In a statement, Lorenzo Simonelli, Baker Hughes chairman and chief executive officer, said, "We were pleased with our first quarter results and remain optimistic on the outlook for 2023. We maintained our strong order momentum in IET and SSPS. We also delivered solid operating results at the high end of our guidance in both business segments, booked almost $300 million of New Energy orders and generated approximately $200 million of free cash flow."

Simonelli acknowledged the macro volatility at the beginning of 2023 but remained confident in the prospects for energy services and Baker Hughes.


He also highlighted the company's diverse portfolio, which includes both long-cycle and short-cycle businesses that can navigate variable conditions across the energy sector.
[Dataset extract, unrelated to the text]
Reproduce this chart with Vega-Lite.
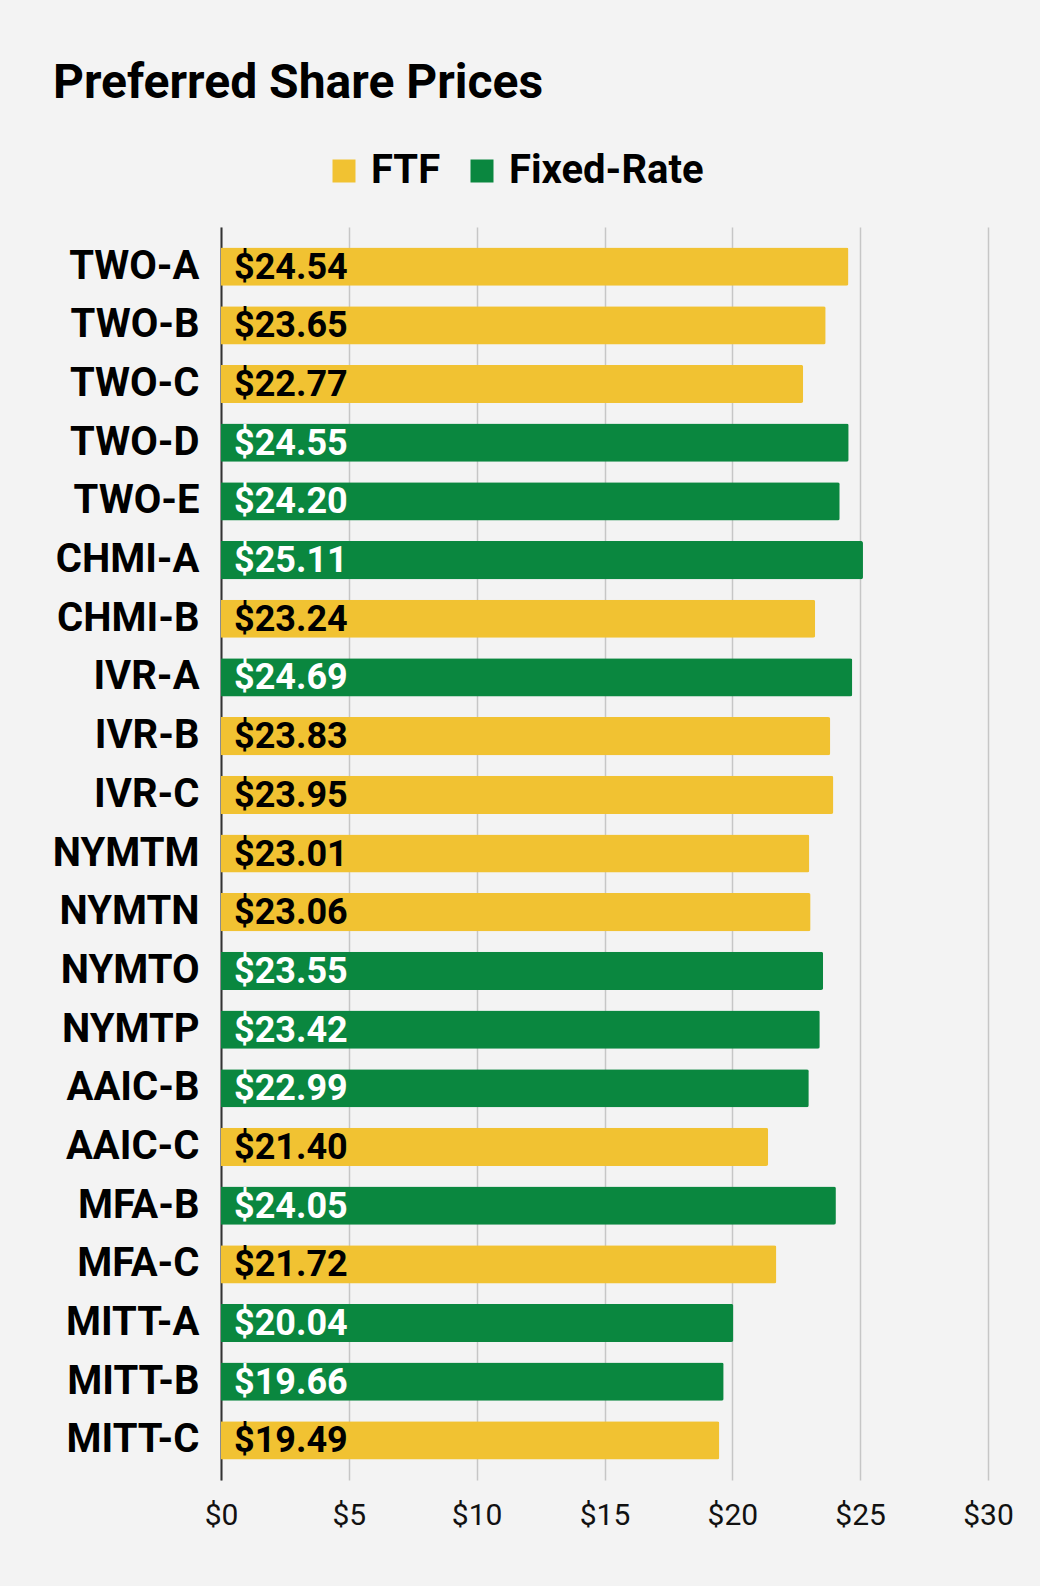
{
  "$schema": "https://vega.github.io/schema/vega-lite/v6.json",
  "width": 767,
  "height": 1253,
  "autosize": {"type": "none"},
  "padding": {"left": 221, "top": 227, "right": 52, "bottom": 106},
  "background": "#f3f3f3",
  "title": {
    "text": "Preferred Share Prices",
    "anchor": "start",
    "frame": "group",
    "dx": -168,
    "offset": 5,
    "fontSize": 48,
    "fontWeight": "bold",
    "font": "Roboto",
    "color": "#000000",
    "baseline": "alphabetic"
  },
  "data": {
    "values": [
      {"ticker": "TWO-A", "price": 24.54, "type": "FTF"},
      {"ticker": "TWO-B", "price": 23.65, "type": "FTF"},
      {"ticker": "TWO-C", "price": 22.77, "type": "FTF"},
      {"ticker": "TWO-D", "price": 24.55, "type": "Fixed-Rate"},
      {"ticker": "TWO-E", "price": 24.20, "type": "Fixed-Rate"},
      {"ticker": "CHMI-A", "price": 25.11, "type": "Fixed-Rate"},
      {"ticker": "CHMI-B", "price": 23.24, "type": "FTF"},
      {"ticker": "IVR-A", "price": 24.69, "type": "Fixed-Rate"},
      {"ticker": "IVR-B", "price": 23.83, "type": "FTF"},
      {"ticker": "IVR-C", "price": 23.95, "type": "FTF"},
      {"ticker": "NYMTM", "price": 23.01, "type": "FTF"},
      {"ticker": "NYMTN", "price": 23.06, "type": "FTF"},
      {"ticker": "NYMTO", "price": 23.55, "type": "Fixed-Rate"},
      {"ticker": "NYMTP", "price": 23.42, "type": "Fixed-Rate"},
      {"ticker": "AAIC-B", "price": 22.99, "type": "Fixed-Rate"},
      {"ticker": "AAIC-C", "price": 21.40, "type": "FTF"},
      {"ticker": "MFA-B", "price": 24.05, "type": "Fixed-Rate"},
      {"ticker": "MFA-C", "price": 21.72, "type": "FTF"},
      {"ticker": "MITT-A", "price": 20.04, "type": "Fixed-Rate"},
      {"ticker": "MITT-B", "price": 19.66, "type": "Fixed-Rate"},
      {"ticker": "MITT-C", "price": 19.49, "type": "FTF"}
    ]
  },
  "encoding": {
    "y": {
      "field": "ticker",
      "type": "nominal",
      "sort": null,
      "title": null,
      "scale": {"paddingInner": 0.35, "paddingOuter": 0.35},
      "axis": {
        "domain": true,
        "domainColor": "#333333",
        "domainWidth": 2,
        "ticks": false,
        "labelFont": "Roboto",
        "labelFontSize": 40,
        "labelFontWeight": "bold",
        "labelColor": "#000000",
        "labelPadding": 22
      }
    }
  },
  "layer": [
    {
      "mark": {"type": "bar", "cornerRadiusEnd": 2},
      "encoding": {
        "x": {
          "field": "price",
          "type": "quantitative",
          "title": null,
          "scale": {"domain": [0, 30], "nice": false},
          "axis": {
            "values": [0, 5, 10, 15, 20, 25, 30],
            "labelExpr": "'$' + datum.value",
            "labelFlush": false,
            "domain": false,
            "ticks": false,
            "grid": true,
            "gridColor": "#c6c6c6",
            "gridWidth": 1.5,
            "labelFont": "Roboto",
            "labelFontSize": 30,
            "labelColor": "#111111",
            "labelPadding": 20
          }
        },
        "color": {
          "field": "type",
          "type": "nominal",
          "scale": {"domain": ["FTF", "Fixed-Rate"], "range": ["#f1c232", "#0a873f"]},
          "legend": {
            "title": null,
            "orient": "none",
            "direction": "horizontal",
            "legendX": 103,
            "legendY": -76,
            "symbolType": "square",
            "symbolSize": 529,
            "symbolStrokeWidth": 0,
            "symbolOpacity": 1,
            "labelFont": "Roboto",
            "labelFontSize": 40,
            "labelFontWeight": "bold",
            "labelColor": "#000000",
            "labelLimit": 400,
            "labelOffset": 7,
            "columnPadding": 21
          }
        }
      }
    },
    {
      "mark": {"type": "text", "align": "left", "baseline": "middle", "dx": 13, "dy": 1, "font": "Roboto", "fontSize": 36, "fontWeight": "bold"},
      "encoding": {
        "x": {"datum": 0, "type": "quantitative"},
        "text": {"field": "price", "type": "quantitative", "format": "$.2f"},
        "color": {
          "condition": {"test": "datum.type === 'FTF'", "value": "#000000"},
          "value": "#ffffff"
        }
      }
    }
  ],
  "config": {
    "view": {"stroke": null}
  }
}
He emphasized the increasing importance of natural gas and LNG in the energy transition, noting that the case for a multi-decade growth opportunity in gas is steadily improving.

During the first quarter, Baker Hughes' Oilfield Services & Equipment (OFSE) business segment secured its largest subsea tree order in almost five years through a contract with Azule Energy in the Agogo oilfield offshore Angola. The company will supply subsea equipment and services, including 23 subsea trees and 11 Aptara manifolds. OFSE also won a multi-year contract from Wintershall Dea for integrated well construction and completion services.

The Industrial & Energy Technology (IET) business segment experienced a strong quarter commercially, continuing the momentum from the end of 2022. Gas Tech Equipment secured multiple LNG awards, including an order to supply two main refrigerant compressors (MRCs) for the North Field South project executed by Qatargas. IET also received an order from Bechtel to supply two MRCs for Sempra Infrastructure's Port Arthur LNG Phase 1 project in Jefferson County, Texas.

IET secured orders for smaller-scale LNG facilities, such as a contract from Wison to supply four electric LNG (e-LNG) compressor trains for an onshore LNG plant. The IET Gas Technology Services product line also strengthened long-term relationships with key customers, securing multiple contracts across both LNG and non-LNG segments.